La amenaza de lluvia sembró de incertidumbre la tarde del Miércoles Santo. Eran los minutos previos al Juramento del Silencio y la directiva analizaba con la ayuda de los expertos de la Agencia Estatal de Meteorología si convenía sacar o no al Crucificado a la calle. Efectivamente cayeron algunas gotas, pero las previsiones permitieron celebrar la parte central de la procesión, la plegaria y el Juramento de Silencio en la Plaza de la Catedral, sin ningún tipo de problema, aunque, ante las estimaciones, la cofradía optó por el itinerario corto.

El sonido de la Bomba, que sonaba en bucle, paró. Se hizo el silencio unos instantes. El chelista Jaime Rapado interpretó la obra "El juramento" de Enrique Satué, y la impresionante talla del Cristo de las Injurias avanzó por el atrio de la Catedral escoltado por los directivos del Silencio y eméritos.

La noche cae en Zamora y el hermano Manuel Javier Peña Echevarría, pronunció su plegaria cargada de religiosidad. Tras él, el obispo de Zamora, Gregorio Martínez Sacristán, en una de sus primeras apariciones públicas tras ser trasplantado de riñón en Navidad, tomó juramento a los miles de cofrades arrodillados ante la imagen del Cristo de las Injurias. Un escalofriante "sí, juramos", atenuado en parte por el terciopelo de los caperuces, respondió a la demanda del prelado que minutos antes había agradecido que se sacara en procesión "a esta la bella imagen expresión de nuestra fe".

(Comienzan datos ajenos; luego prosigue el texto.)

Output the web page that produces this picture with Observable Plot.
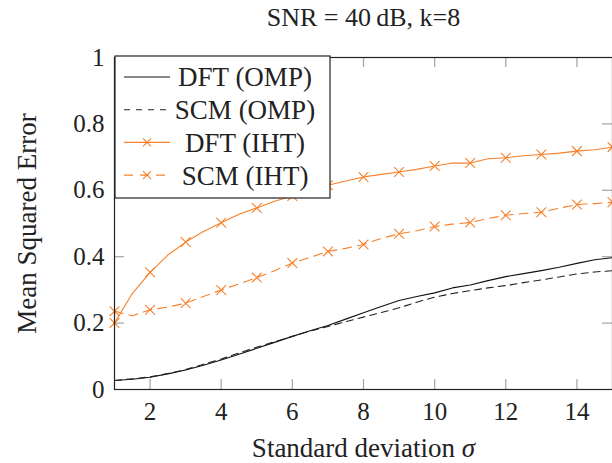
<!DOCTYPE html>
<html>
<head>
<meta charset="utf-8">
<script src="https://cdn.jsdelivr.net/npm/d3@7"></script>
<script src="https://cdn.jsdelivr.net/npm/@observablehq/plot@0.6"></script>
<style>
  html, body { margin: 0; padding: 0; background: #fff; }
  #chart { position: relative; width: 612px; height: 463px; }
  svg { font-family: "Liberation Serif", "DejaVu Serif", serif; }
</style>
</head>
<body>
<div id="chart"></div>
<script>
// ---- data ----
const sigma = [1,1.5,2,2.5,3,3.5,4,4.5,5,5.5,6,6.5,7,7.5,8,8.5,9,9.5,10,10.5,11,11.5,12,12.5,13,13.5,14,14.5,15];
const dftOmp = [0.027,0.031,0.037,0.047,0.059,0.073,0.089,0.106,0.124,0.142,0.160,0.177,0.193,0.212,0.231,0.250,0.268,0.280,0.291,0.306,0.315,0.328,0.340,0.349,0.358,0.368,0.380,0.391,0.397];
const scmOmp = [0.027,0.032,0.038,0.048,0.060,0.076,0.092,0.110,0.127,0.144,0.160,0.176,0.190,0.204,0.218,0.232,0.246,0.263,0.278,0.289,0.298,0.306,0.313,0.322,0.330,0.339,0.348,0.354,0.358];
const dftIht = [0.200,0.289,0.353,0.405,0.444,0.476,0.502,0.528,0.547,0.567,0.583,0.600,0.615,0.628,0.640,0.648,0.655,0.663,0.673,0.682,0.682,0.695,0.698,0.704,0.708,0.712,0.718,0.722,0.730];
const scmIht = [0.236,0.222,0.240,0.248,0.260,0.280,0.300,0.318,0.337,0.358,0.381,0.398,0.416,0.425,0.437,0.455,0.469,0.478,0.491,0.498,0.503,0.515,0.525,0.530,0.534,0.546,0.557,0.560,0.564];
const seriesNames = ["DFT (OMP)", "SCM (OMP)", "DFT (IHT)", "SCM (IHT)"];
const xTicks = [2,4,6,8,10,12,14];
const yTicks = [0,0.2,0.4,0.6,0.8,1];
const titleText = "SNR = 40\u2009dB, k=8";
const xLabel = "Standard deviation \u03c3";
const yLabel = "Mean Squared Error";

// ---- styles ----
const orange = "#f7812c";
const styles = {
  "DFT (OMP)": {stroke: "#111", dash: null, mark: false},
  "SCM (OMP)": {stroke: "#222", dash: "7,5", mark: false},
  "DFT (IHT)": {stroke: orange, dash: null, mark: true},
  "SCM (IHT)": {stroke: orange, dash: "9,6", mark: true}
};

const allSeries = [dftOmp, scmOmp, dftIht, scmIht];
const rows = [];
allSeries.forEach((vals, i) => vals.forEach((v, j) => rows.push({series: seriesNames[i], x: sigma[j], y: v})));

const lineMarks = seriesNames.map(name => Plot.line(rows.filter(r => r.series === name), {
  x: "x", y: "y", stroke: styles[name].stroke, strokeWidth: 1.1,
  strokeDasharray: styles[name].dash, curve: "linear"
}));
const dotMarks = seriesNames.filter(n => styles[n].mark).map(name => Plot.dot(
  rows.filter(r => r.series === name && Number.isInteger(r.x)),
  {x: "x", y: "y", symbol: "times", r: 4.5, stroke: styles[name].stroke, strokeWidth: 1.1}
));

const W = 612, H = 463, mL = 114, mR = 0, mT = 57, mB = 74;
const tickGray = "#aaa";

const plot = Plot.plot({
  width: W, height: H,
  marginLeft: mL, marginRight: mR, marginTop: mT, marginBottom: mB,
  style: {fontFamily: "Liberation Serif, serif", fontSize: "25px", background: "white", overflow: "visible"},
  x: {domain: [1, 15]},
  y: {domain: [0, 1]},
  marks: [
    // inner tick marks
    Plot.ruleX(xTicks, {x: d => d, y1: 0, y2: 0.03, stroke: tickGray, strokeWidth: 1.3}),
    Plot.ruleX(xTicks, {x: d => d, y1: 0.97, y2: 1, stroke: tickGray, strokeWidth: 1.3}),
    Plot.ruleY(yTicks.slice(1, -1), {y: d => d, x1: 1, x2: 1.28, stroke: tickGray, strokeWidth: 1.3}),
    Plot.ruleY(yTicks.slice(1, -1), {y: d => d, x1: 14.72, x2: 15, stroke: tickGray, strokeWidth: 1.3}),
    Plot.axisX(xTicks, {tickSize: 0, tickPadding: 13, fontSize: 25, fill: "#222", label: null}),
    Plot.axisY(yTicks, {tickSize: 0, tickPadding: 10, fontSize: 25, fill: "#222",
      tickFormat: d => String(d), label: null}),
    ...lineMarks,
    ...dotMarks,
    Plot.frame({stroke: "#222", strokeWidth: 1.2}),
    Plot.text([titleText], {text: d => d, frameAnchor: "top", lineAnchor: "middle", dy: -40, fontSize: 26, fill: "#222"}),
    Plot.text([xLabel], {text: d => d, frameAnchor: "bottom", lineAnchor: "middle", dy: 59, fontSize: 27, fill: "#222"}),
    Plot.text([yLabel], {text: d => d, frameAnchor: "left", textAnchor: "middle", lineAnchor: "middle",
      dx: -87, rotate: -90, fontSize: 27, fill: "#222"})
  ]
});

const svg = d3.select(plot);

// italic sigma in x label
svg.selectAll("text").each(function() {
  const t = d3.select(this);
  if (t.text() === xLabel) {
    t.text(null);
    t.append("tspan").text("Standard deviation ");
    t.append("tspan").attr("font-style", "italic").text("\u03c3");
  }
});

// legend (in pixel space inside the SVG)
const lg = svg.append("g").attr("font-size", 27).attr("fill", "#222");
const lx = mL + 1, ly = mT - 1, lw = 215, lh = 142;
lg.append("rect").attr("x", lx).attr("y", ly).attr("width", lw).attr("height", lh)
  .attr("fill", "white").attr("stroke", "#222").attr("stroke-width", 1.2);
seriesNames.forEach((name, i) => {
  const cy = ly + 21 + i * 32.7;
  const s = styles[name];
  lg.append("line").attr("x1", lx + 9).attr("x2", lx + 55).attr("y1", cy).attr("y2", cy)
    .attr("stroke", s.stroke).attr("stroke-width", 1.1)
    .attr("stroke-dasharray", s.dash ? (name === "SCM (IHT)" ? "9,7" : "6,6") : null);
  if (s.mark) {
    const mx = lx + 32, r = 4;
    lg.append("path").attr("d", `M${mx-r},${cy-r}L${mx+r},${cy+r}M${mx-r},${cy+r}L${mx+r},${cy-r}`)
      .attr("stroke", s.stroke).attr("stroke-width", 1.1).attr("fill", "none");
  }
  lg.append("text").attr("x", lx + 130).attr("y", cy).attr("dy", "0.35em")
    .attr("text-anchor", "middle").text(name);
});

document.getElementById("chart").appendChild(plot);
</script>
</body>
</html>
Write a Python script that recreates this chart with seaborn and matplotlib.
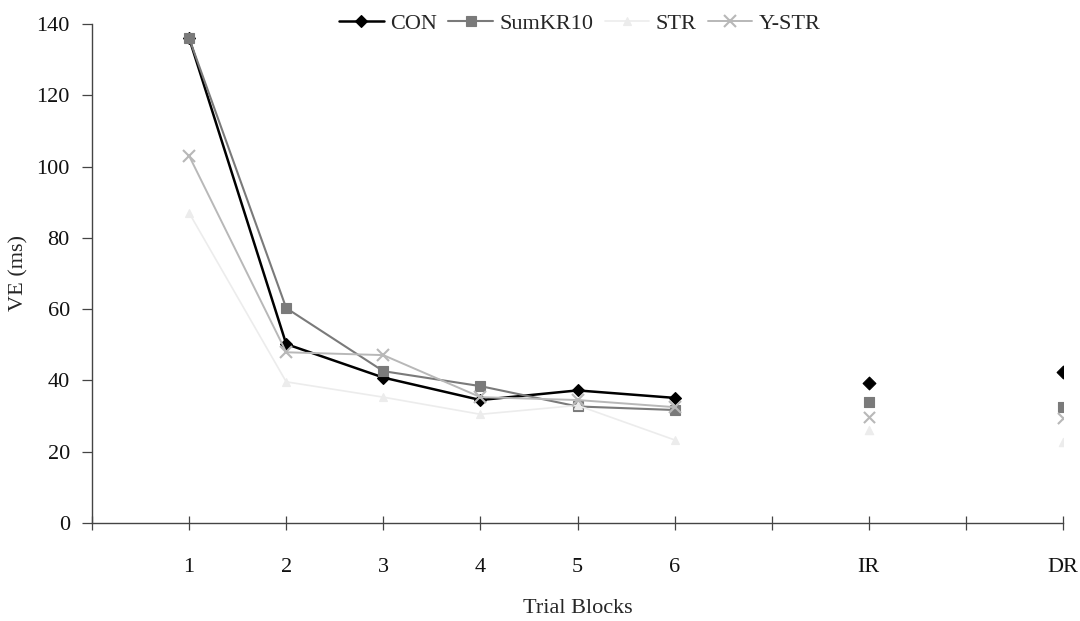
import numpy as np
import pandas as pd
import matplotlib
matplotlib.use("Agg")
import matplotlib.pyplot as plt
import seaborn as sns

# ---- data ----
tick_labels = ["", "1", "2", "3", "4", "5", "6", "", "IR", "", "DR"]
point_labels = ["1", "2", "3", "4", "5", "6", "IR", "DR"]
series_names = ["CON", "SumKR10", "STR", "Y-STR"]
con     = [136.0, 50.2, 40.8, 34.5, 37.2, 35.1, 39.3, 42.3]
sumkr10 = [136.0, 60.3, 42.6, 38.4, 32.7, 31.7, 34.0, 32.6]
str_    = [87.0, 39.6, 35.3, 30.5, 33.0, 23.3, 26.2, 22.8]
ystr    = [103.0, 47.9, 47.1, 35.3, 34.5, 32.5, 29.8, 29.4]
values = {"CON": con, "SumKR10": sumkr10, "STR": str_, "Y-STR": ystr}

colors = {"CON": "#000000", "SumKR10": "#7a7a7a", "STR": "#ececec", "Y-STR": "#b8b8b8"}
markers = {"CON": "D", "SumKR10": "s", "STR": "^", "Y-STR": "x"}
msizes = {"CON": 6.5, "SumKR10": 7.5, "STR": 6, "Y-STR": 8}
lws = {"CON": 1.8, "SumKR10": 1.5, "STR": 1.2, "Y-STR": 1.4}

pos_map = {lab: i for i, lab in enumerate(tick_labels) if lab}

rows = []
for name in series_names:
    for lab, v in zip(point_labels, values[name]):
        rows.append({"series": name, "label": lab, "x": pos_map[lab], "VE": v,
                     "phase": "acq" if lab.isdigit() else "ret"})
df = pd.DataFrame(rows)

sns.set_theme(style="white")
plt.rcParams["font.family"] = ["Liberation Serif", "DejaVu Serif"]

fig = plt.figure(figsize=(10.8, 6.21), dpi=100)
ax = fig.add_axes([0.0852, 0.1578, 0.8991, 0.8036])

handles = []
for name in series_names:
    mew = 1.5 if markers[name] == "x" else 0.8
    sub = df[(df.series == name) & (df.phase == "acq")]
    sns.lineplot(data=sub, x="x", y="VE", ax=ax, color=colors[name], lw=lws[name],
                 marker=markers[name], markersize=msizes[name], markeredgecolor=colors[name],
                 markeredgewidth=mew, label=name, legend=False)
    sub2 = df[(df.series == name) & (df.phase == "ret")]
    sns.scatterplot(data=sub2, x="x", y="VE", ax=ax, color=colors[name], marker=markers[name],
                    s=msizes[name] ** 2, edgecolor=colors[name],
                    linewidth=mew, legend=False, zorder=3)
    handles.append(plt.Line2D([], [], color=colors[name], lw=lws[name], marker=markers[name],
                              markersize=msizes[name], markeredgecolor=colors[name],
                              markeredgewidth=mew))

ax.set_xlim(0, len(tick_labels) - 1)
ax.set_ylim(0, 140)
ax.set_xticks(range(len(tick_labels)))
ax.set_xticklabels(tick_labels)
ax.set_yticks(np.arange(0, 141, 20))
ax.tick_params(axis="x", direction="inout", length=10, width=0.9, color="#444444",
               labelsize=16, pad=20, bottom=True)
ax.tick_params(axis="y", direction="out", length=7, width=0.9, color="#444444",
               labelsize=16, pad=9, left=True)
for s in ["top", "right"]:
    ax.spines[s].set_visible(False)
for s in ["left", "bottom"]:
    ax.spines[s].set_color("#444444")
    ax.spines[s].set_linewidth(1.0)
ax.set_xlabel("Trial Blocks", fontsize=16, labelpad=16)
ax.set_ylabel("VE (ms)", fontsize=16, labelpad=6)

leg = fig.legend(handles, series_names, loc="center", bbox_to_anchor=(0.537, 0.962), ncol=4,
                 frameon=False, fontsize=16, handlelength=2.0, handletextpad=0.3,
                 columnspacing=0.5)
for lab in ax.get_xticklabels() + ax.get_yticklabels():
    lab.set_color("#111111")

fig.savefig("out.png", dpi=100)
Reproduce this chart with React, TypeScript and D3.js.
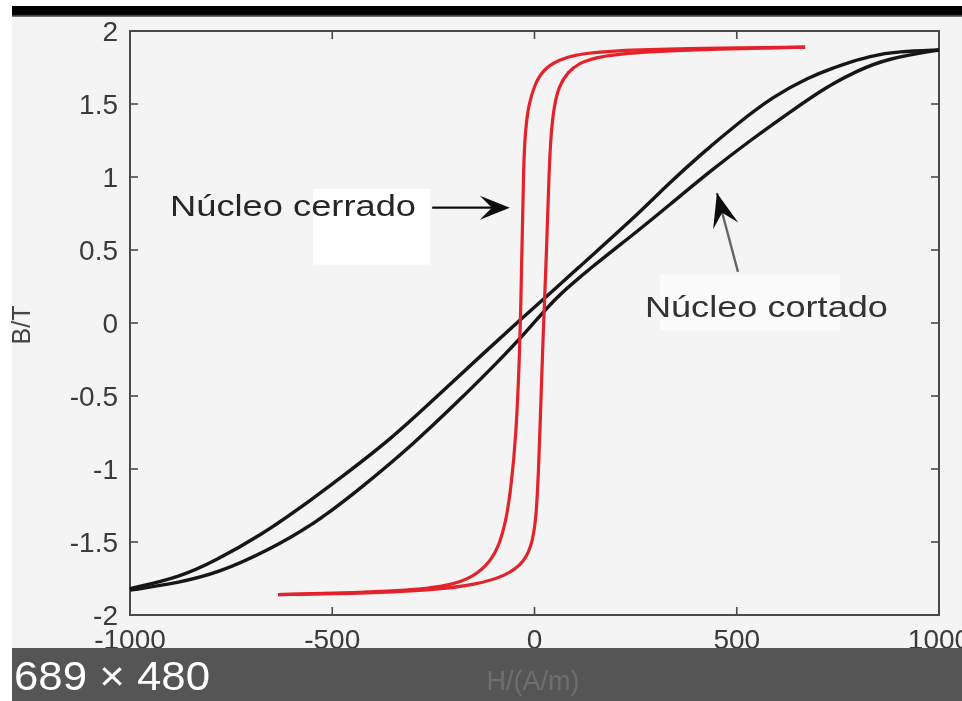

En una sincronía perfecta las filas de hermanos comenzaron a abandonar lentamente la plaza de la seo hacia calles hasta ahora nunca transitadas por el Silencio en su recorrido procesional. Por la arbolada de la plaza Antonio del Águila el cortejo enfiló rumbo a la rúa del Silencio, denominada en honor de la hermandad y donde se encuentra la propia sede de la cofradía que este año celebra los diez años de la concesión de título de real por la Corona.

El silencio era absoluto. Lo interrumpía únicamente los clarines y los tambores que acompañaban a los incensarios y, a veces, el llanto de un bebé. El manto de rojo terciopelo serpenteaba por el casco antiguo. La carencia de ruido se fundía con el intenso olor a incienso dispensado por el pebetero de la Torre del Salvador, renovado el pasado año, y por el del la cúpula.

El ritmo ágil de los hermanos del Silencio era algo más rápido de lo normal quizá por el riesgo de precipitaciones. La impresionante imagen del crucificado del siglo XVI, que está vivo, agonizando o muerto según el lado desde el que se mire y ante el que los zamoranos se santiguan y muestran su respeto, pudo contemplarse únicamente hasta la Plaza Mayor, el punto por donde estaba previsto que se acorta para alcanzar el Museo de Semana Santa. Ante la iglesia de San Juan pasó veloz y la entrada al centro museístico fue un poco caótica. La lluvia acorta la noche del silencio que empatiza con el padecimiento de Cristo.